▸ WHAT THE TASK REQUIRES
Copy the lines holding the word "this", all of them.
━━━━
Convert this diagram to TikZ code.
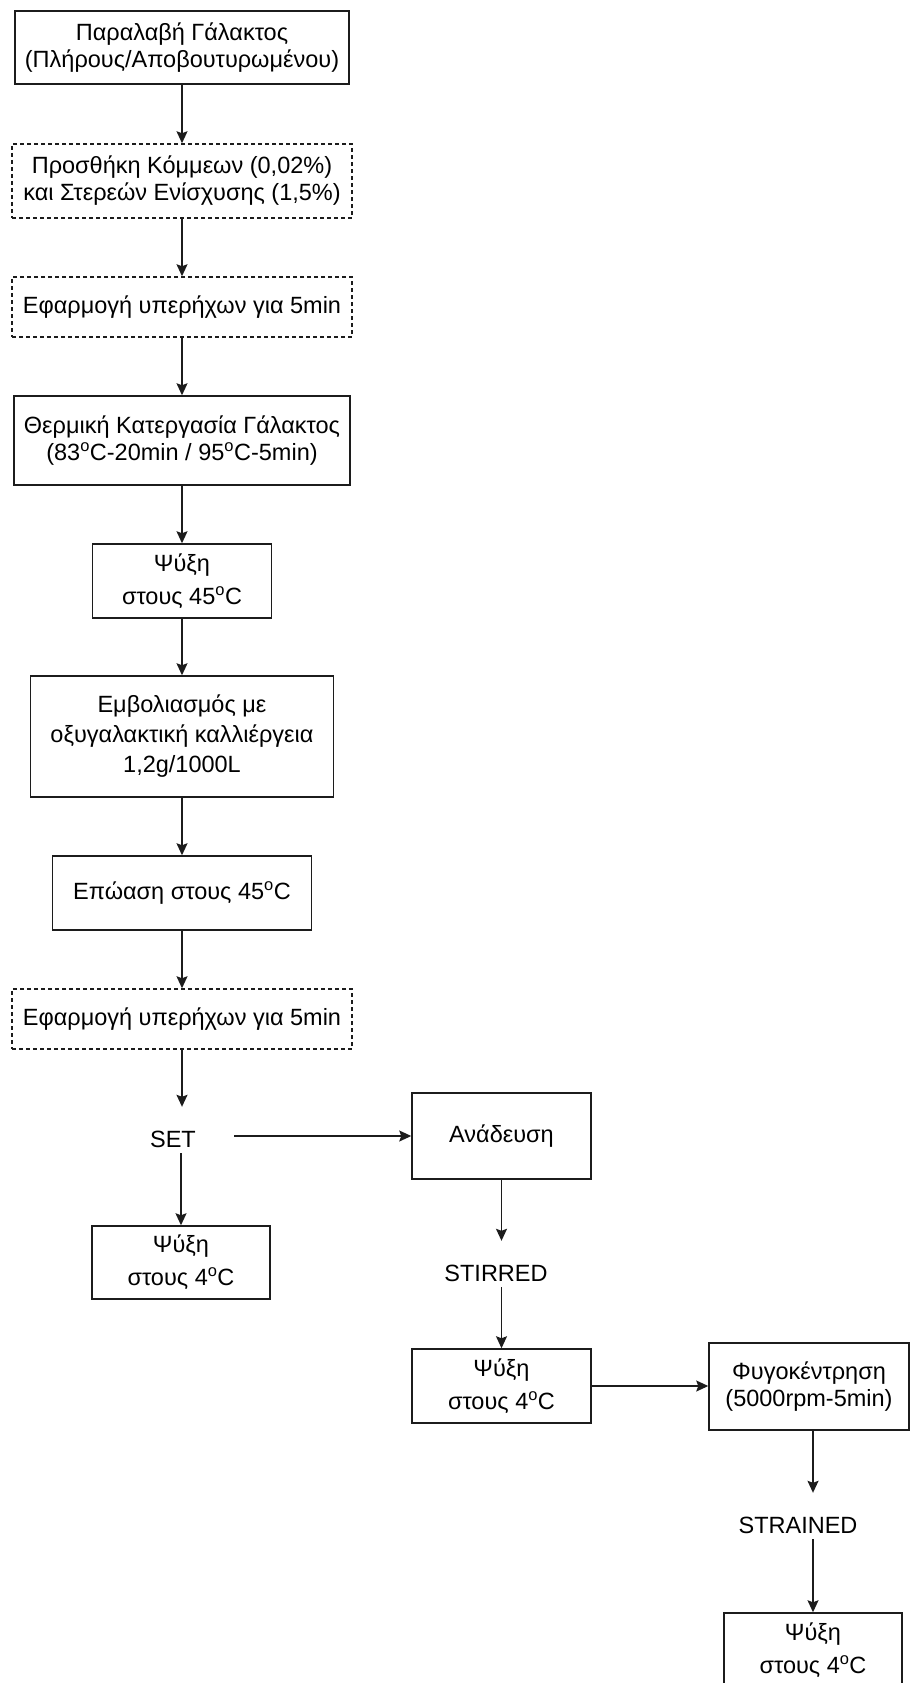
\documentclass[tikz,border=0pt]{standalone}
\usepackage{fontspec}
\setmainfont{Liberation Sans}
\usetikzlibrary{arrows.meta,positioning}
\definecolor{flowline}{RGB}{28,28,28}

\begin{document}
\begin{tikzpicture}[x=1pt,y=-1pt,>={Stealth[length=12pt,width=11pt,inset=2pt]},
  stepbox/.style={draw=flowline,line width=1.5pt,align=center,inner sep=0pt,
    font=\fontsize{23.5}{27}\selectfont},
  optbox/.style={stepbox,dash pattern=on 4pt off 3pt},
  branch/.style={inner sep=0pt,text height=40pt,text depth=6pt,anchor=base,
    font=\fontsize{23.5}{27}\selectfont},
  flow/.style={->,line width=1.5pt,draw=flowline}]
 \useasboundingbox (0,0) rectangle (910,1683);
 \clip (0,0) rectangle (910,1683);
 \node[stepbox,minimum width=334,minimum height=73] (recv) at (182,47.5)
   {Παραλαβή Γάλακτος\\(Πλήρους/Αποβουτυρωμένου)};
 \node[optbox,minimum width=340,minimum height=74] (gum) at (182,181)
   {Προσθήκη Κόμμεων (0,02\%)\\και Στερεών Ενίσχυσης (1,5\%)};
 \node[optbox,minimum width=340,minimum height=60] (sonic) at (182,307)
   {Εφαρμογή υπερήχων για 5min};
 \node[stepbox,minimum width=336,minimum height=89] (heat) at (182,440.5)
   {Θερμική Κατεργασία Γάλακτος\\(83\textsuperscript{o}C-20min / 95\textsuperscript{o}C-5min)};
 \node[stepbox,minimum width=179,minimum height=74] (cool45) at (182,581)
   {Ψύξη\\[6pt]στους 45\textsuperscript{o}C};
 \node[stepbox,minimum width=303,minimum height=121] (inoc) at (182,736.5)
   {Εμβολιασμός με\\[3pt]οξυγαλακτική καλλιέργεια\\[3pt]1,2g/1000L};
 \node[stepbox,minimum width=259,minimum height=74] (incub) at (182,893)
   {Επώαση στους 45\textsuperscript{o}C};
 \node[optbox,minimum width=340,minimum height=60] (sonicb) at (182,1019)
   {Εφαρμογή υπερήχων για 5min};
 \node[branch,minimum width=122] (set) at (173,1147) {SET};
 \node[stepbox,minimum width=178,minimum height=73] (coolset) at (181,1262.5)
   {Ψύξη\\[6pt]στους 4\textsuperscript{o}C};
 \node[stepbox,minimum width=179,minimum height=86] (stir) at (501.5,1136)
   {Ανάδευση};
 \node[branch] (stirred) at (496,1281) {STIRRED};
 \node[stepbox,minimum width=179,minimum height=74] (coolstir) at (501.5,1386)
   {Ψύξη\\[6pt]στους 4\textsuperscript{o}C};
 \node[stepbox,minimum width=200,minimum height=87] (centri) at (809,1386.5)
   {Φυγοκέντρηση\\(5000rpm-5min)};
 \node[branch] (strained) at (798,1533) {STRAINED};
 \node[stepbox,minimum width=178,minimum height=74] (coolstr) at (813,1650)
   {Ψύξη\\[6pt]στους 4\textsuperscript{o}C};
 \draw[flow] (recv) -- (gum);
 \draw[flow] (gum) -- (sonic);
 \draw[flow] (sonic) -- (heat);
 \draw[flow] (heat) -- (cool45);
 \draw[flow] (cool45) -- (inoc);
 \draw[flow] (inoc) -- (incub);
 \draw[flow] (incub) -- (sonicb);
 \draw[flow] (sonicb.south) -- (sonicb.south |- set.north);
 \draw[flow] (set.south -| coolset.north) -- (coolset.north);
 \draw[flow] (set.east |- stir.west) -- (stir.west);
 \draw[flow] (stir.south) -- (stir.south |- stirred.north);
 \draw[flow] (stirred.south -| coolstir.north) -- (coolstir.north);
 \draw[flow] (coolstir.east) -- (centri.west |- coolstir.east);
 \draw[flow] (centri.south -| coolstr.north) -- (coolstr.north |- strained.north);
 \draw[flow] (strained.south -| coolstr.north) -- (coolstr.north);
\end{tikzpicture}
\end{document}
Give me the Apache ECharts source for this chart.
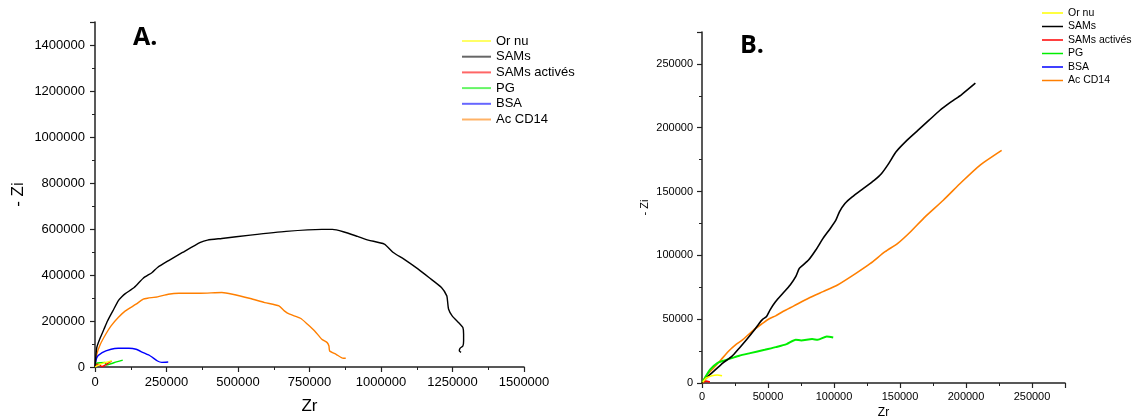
━━━━
▸ FULL OUTPUT
Convert this diagram to TikZ code.
Give me the Apache ECharts source for this chart.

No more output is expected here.